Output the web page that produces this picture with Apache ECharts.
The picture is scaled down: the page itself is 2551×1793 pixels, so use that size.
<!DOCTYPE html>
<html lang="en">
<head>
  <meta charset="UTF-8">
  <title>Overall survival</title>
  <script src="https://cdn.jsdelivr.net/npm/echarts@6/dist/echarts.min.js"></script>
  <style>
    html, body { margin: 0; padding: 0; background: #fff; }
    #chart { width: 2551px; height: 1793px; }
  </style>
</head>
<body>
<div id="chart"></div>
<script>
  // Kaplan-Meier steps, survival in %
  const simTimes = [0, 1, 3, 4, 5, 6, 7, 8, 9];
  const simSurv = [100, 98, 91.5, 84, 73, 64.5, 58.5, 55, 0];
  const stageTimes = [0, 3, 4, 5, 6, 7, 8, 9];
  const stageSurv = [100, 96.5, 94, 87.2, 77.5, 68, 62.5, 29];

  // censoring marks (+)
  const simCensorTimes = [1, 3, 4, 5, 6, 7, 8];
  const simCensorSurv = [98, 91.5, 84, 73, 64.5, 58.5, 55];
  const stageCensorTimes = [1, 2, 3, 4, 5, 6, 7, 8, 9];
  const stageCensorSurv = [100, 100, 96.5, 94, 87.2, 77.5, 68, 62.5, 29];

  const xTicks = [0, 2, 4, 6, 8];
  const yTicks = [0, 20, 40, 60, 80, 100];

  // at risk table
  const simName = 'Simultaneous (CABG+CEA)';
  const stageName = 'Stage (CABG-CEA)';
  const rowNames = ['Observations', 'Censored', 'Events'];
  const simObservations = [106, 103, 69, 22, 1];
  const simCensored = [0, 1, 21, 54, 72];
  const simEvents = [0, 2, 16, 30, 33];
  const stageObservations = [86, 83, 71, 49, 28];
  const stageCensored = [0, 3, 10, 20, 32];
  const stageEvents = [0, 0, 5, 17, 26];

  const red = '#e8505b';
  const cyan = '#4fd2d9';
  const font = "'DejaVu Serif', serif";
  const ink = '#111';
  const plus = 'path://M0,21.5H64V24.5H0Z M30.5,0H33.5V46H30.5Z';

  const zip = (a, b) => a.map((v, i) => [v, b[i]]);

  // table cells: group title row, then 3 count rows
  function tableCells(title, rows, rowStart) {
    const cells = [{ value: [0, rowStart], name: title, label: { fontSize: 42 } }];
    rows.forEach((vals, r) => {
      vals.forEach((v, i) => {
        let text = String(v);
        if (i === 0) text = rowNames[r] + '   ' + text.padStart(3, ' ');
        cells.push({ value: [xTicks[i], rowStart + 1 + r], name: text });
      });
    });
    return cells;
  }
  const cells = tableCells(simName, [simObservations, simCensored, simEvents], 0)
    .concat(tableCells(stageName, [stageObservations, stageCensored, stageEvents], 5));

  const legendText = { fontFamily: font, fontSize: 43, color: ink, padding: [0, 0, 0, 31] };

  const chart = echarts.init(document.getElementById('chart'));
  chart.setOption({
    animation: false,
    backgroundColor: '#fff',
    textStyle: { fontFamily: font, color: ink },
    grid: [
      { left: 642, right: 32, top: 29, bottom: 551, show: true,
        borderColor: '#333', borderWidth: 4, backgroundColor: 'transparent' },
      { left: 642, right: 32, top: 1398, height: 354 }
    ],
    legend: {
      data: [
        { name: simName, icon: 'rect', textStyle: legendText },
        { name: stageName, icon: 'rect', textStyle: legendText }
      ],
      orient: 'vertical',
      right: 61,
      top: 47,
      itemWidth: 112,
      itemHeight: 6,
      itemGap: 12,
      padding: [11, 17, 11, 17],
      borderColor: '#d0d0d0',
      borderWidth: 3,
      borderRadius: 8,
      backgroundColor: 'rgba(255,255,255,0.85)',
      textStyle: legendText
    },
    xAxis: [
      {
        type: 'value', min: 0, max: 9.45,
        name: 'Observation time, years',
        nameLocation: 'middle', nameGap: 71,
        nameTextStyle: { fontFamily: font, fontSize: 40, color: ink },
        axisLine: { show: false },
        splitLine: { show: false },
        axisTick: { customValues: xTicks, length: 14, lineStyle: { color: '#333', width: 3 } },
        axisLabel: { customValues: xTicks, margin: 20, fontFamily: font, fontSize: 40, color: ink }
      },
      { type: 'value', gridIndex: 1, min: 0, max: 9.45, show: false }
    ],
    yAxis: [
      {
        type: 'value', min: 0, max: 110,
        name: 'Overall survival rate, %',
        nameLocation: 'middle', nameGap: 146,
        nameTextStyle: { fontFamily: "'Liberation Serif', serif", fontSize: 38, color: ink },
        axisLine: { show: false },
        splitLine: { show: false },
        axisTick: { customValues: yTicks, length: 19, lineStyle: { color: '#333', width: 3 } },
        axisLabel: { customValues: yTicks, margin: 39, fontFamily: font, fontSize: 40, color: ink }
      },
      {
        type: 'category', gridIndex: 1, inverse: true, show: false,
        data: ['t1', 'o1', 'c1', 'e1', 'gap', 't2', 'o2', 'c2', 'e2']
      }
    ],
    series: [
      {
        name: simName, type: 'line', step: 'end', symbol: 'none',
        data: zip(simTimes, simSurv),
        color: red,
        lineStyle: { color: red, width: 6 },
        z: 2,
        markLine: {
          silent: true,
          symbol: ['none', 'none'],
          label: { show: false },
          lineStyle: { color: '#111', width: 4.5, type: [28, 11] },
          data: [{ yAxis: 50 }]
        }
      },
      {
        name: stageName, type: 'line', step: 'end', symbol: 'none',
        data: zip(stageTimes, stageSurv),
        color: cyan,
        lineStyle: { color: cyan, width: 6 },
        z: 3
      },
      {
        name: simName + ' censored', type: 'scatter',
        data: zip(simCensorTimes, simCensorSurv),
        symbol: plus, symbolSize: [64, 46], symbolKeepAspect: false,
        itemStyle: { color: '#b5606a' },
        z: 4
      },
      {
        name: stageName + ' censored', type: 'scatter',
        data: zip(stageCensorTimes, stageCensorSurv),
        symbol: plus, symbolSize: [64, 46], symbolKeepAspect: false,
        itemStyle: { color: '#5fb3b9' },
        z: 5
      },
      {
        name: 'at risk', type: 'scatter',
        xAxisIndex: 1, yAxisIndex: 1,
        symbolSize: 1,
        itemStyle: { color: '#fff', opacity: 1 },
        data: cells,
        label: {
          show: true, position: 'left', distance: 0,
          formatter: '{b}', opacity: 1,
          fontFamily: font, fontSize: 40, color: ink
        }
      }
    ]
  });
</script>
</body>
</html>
-*-*-
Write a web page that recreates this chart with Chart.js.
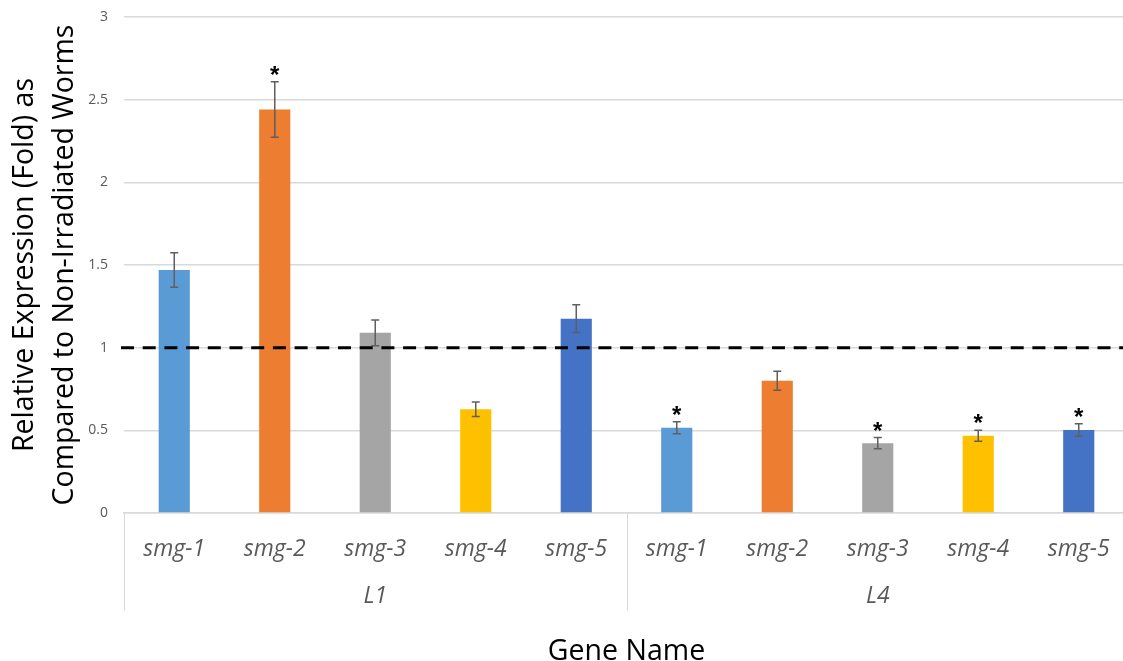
-*-*-
Description of the task = Which lines hold the word "that"? Copy each of them from the records.

The completed task =
Output the web page that produces this picture with Apache ECharts.
The picture is scaled down: the page itself is 2551×1793 pixels, so use that size.
Write a web page that recreates this chart with Chart.js.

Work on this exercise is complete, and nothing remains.